East Africans should be a worried lot if the events at the recent 37th African Union Summit held in Addis Ababa, Ethiopia, are anything to go by.

There, leaders skirted around the glaring conflicts across the continent, dampening any hope the continental body would ride in to solve the problems. And those of us in the East African region may be forgiven for scratching our heads and posing the existential question: Is the East African Community (EAC) able to solve its conflicts?

Unless the bloc deals with issues of peace and security sooner, it will be near-impossible to make any headway on matters of economic and social development, which is what we are trying to accomplish through EAC and the African Union (AU).

Tired of a whack-a-mole conflict situation in the EAC region, there was enthusiasm 23 years after the dissolution of the original EAC; when a new Treaty for the establishment of a new EAC entered into force on July 7, 2000. Today there are eight members, up from the original three.

Yet that apparent integration risks being stillborn. A bombshell by Moussa Faki Mahamat, Chairperson of the African Union Commission, on February 15, 2024, brought about a Kafkaesque feeling. He decried the phenomenal collapse of many of Africa’s institutions of regional and continental governance “affecting almost all regional economic communities (RECs).”

For beginners, the integration of Africa comprises eight RECs of which five are backed militarily by regional mechanisms (RMs), under the umbrella of the African Union. The EAC is one of the eight RECs. It was supported by one of the five RMs EAC Regional Force (EACRF), which is now defunct after its mandate in the Democratic Republic of Congo ended. The role of RMs, normally, is conflict intervention.

The EAC hasn’t been successful in resolving conflicts for three reasons. The first is the policy mismatch between the EAC and the AU, followed by insufficient political will. The third is funding.

The first is manifested in the principle of subsidiarity, which neither EAC nor AU has sufficiently defined, like the European Union has done. This has created a perception of intrusion and disruptive contradictions. 

For example, in his speech to the 37th Ordinary Session of the Assembly of the AU, Mahamat said: “Subject to all unfortunate interpretations, subsidiarity has been overused.

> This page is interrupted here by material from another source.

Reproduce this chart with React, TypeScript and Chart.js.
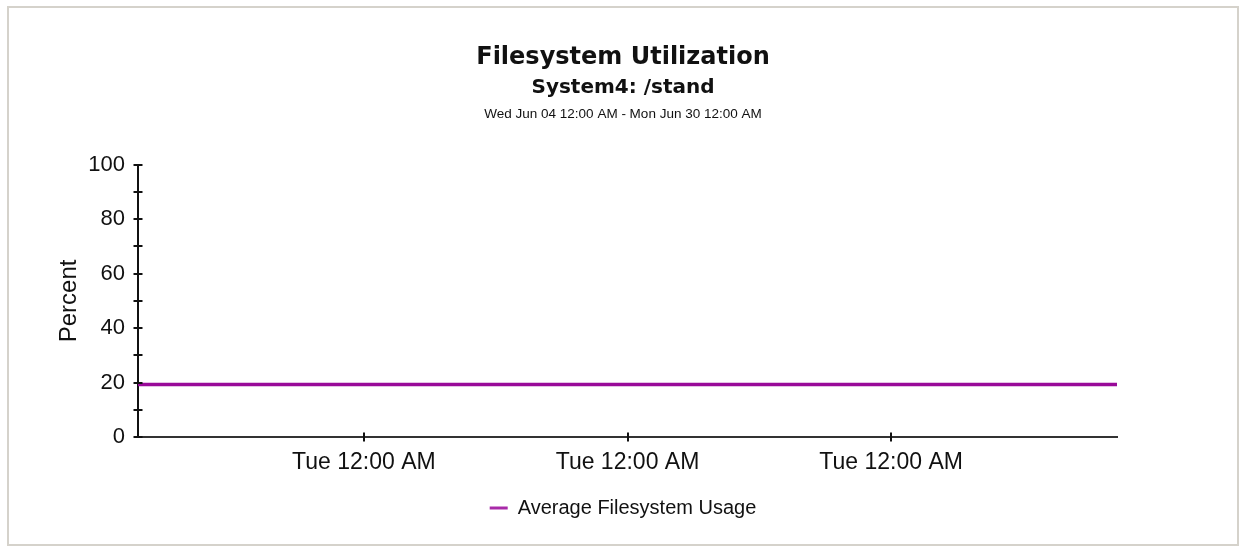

By a strange semantic shift, subsidiarity has come to sound like substitution.” 

On the other hand, on January 27, 2024, during the hand-over ceremony of the flag by the East African Community Regional Force (EACRF), following the refusal by DRC to extend their peacekeeping mission, EAC Secretary General Peter Mathuki said that the lessons learn from the deployment of EACRF “present opportunities for the Community to strengthen its role as the primary guarantor of peace and security in the region.”

Question then is, who between AU and EAC is the primary guarantor of peace and security in the region? In a study by Félicité Djilo and Paul-Simon Handy, published by Institute for Security Studies in 2021, they recommend that “African stakeholders must draw a clear distinction between the notions of ‘first responder’ (the region) and the ‘primary actor’ (the AU).

Regions should be the first to engage in the resolution of crises, but cannot be the main actor.” 

This clarity on subsidiarity should facilitate complementarity and proportionality between AU and EAC. In addition, each country has ambassadors seconded to the EAC and the AU and they should be able to harmonise policies.

The second reason is absence of real political goodwill from the African Heads of State. Mahamat laments that the frantic tendency to make decisions without real political will to implement them, has grown to such an extent that it has become devastating to our individual and collective credibility. “As an illustration, over the past three years (2021-23), 93 percent of decisions have not been implemented.”

Finally, the 2015 Kigali Decision to finance AU through the implementation of the 0.2 percent import levy, adopted in July 2016 has not picked momentum. As of the June 16, 2020, only 17 countries complied, out of 55, which were at various stages of domesticating the Kigali Decision. Within the EAC, only Kenya and Rwanda did.

So, in order for the EAC to have the ability to solve its conflicts, the AU and the EAC must first of all align their policies; and second, African leaders must demonstrate political goodwill; and finally, all the 55 member countries must implement the 0.2 percent import levy.


The author was the first Kenyan Ambassador to South Korea and is a specialist in Korean Peninsula Studies.